Arriving at a very secluded destination, Archie finds not Hiram but Hermione standing near the edge of a cliff. And she reveals to Archie what we’ve suspected all along, but not quite the way we assumed. There is no FBI Agent Adams, he is, in fact, one of her capos, instructed to press Archie hard, hoping to get him to crack and reveals Hiram’s secrets. But he passed the test with flying colors and Hermione happily welcomed him to “the family.”

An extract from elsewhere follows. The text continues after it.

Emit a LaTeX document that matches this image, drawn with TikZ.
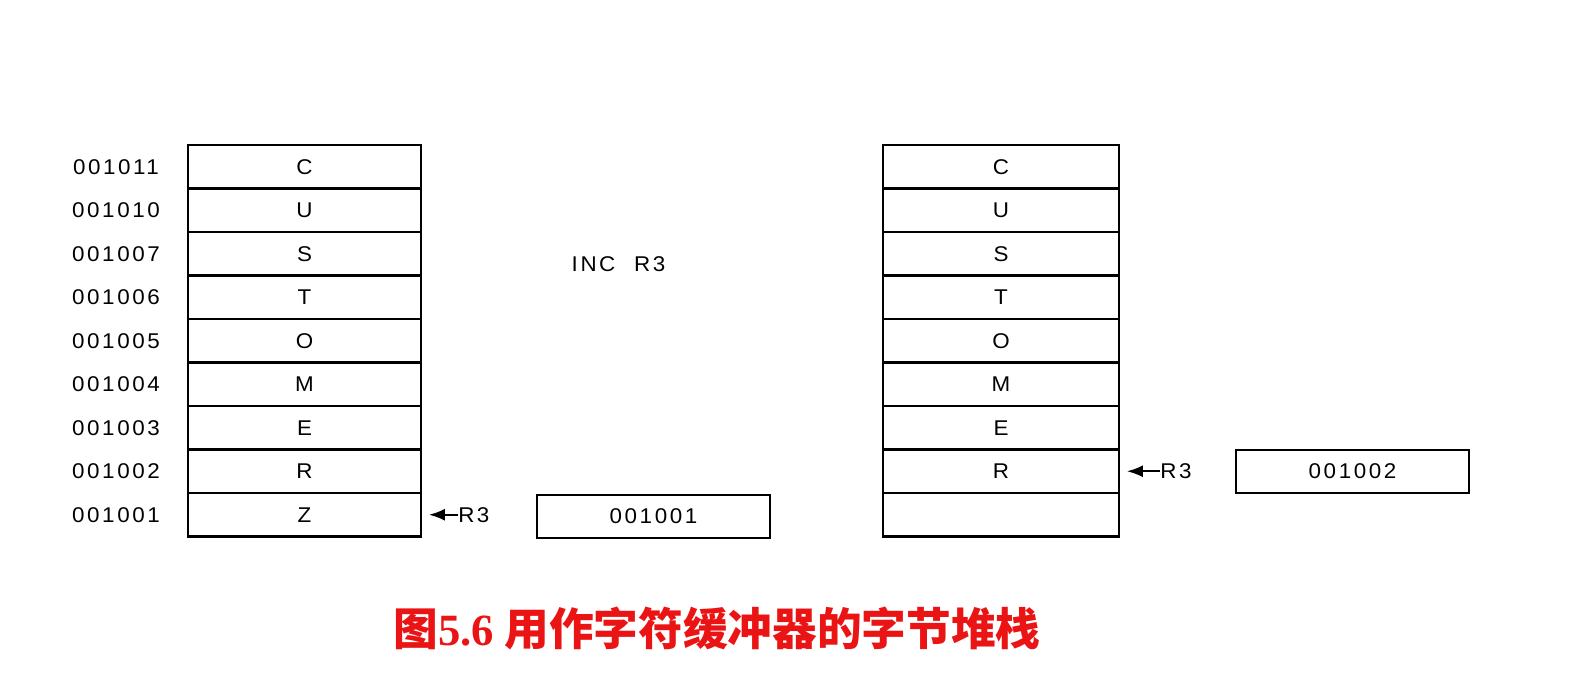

With all of the terrible decisions made this week, it seems that Cheryl Blossom was the once voice of reason. Increasingly sickened by her mother’s new profession, she spies Hal Cooper leaving the house one day. Upon a return visit (according to Penelope he isn’t a client, this is more serious than that, and they seem awfully close so soon after Hal leaving his family), Cheryl tells him to go home to his family but after swearing she wouldn’t tell Betty, her conscience got the better of her, which in turn gave Betty some leverage over Hal when she found him berating Chic, warning him to leave the house or she’d tell Alice everything. After shooing him away, Chic thanked her, again through crocodile tears but she said she didn’t do it for him, she did it for their mother. But we have to wonder with Chic obviously getting some kind of enjoyment out of seeing Betty and Alice bicker if he’s really the boy Alice gave up, and if not, what exactly is his game?
And I still say Hal is the Black Hood. But we’ll have to wait a month to see what happens next because of the Winter Olympics. The next episode is intriguingly titled “The Cabin in the Woods”, which brings back the memory of the house in the woods where Betty firrt encountered the Black Hood face-to-mask, so it makes one wonder if the Hood will return. We’ll find out on March 7.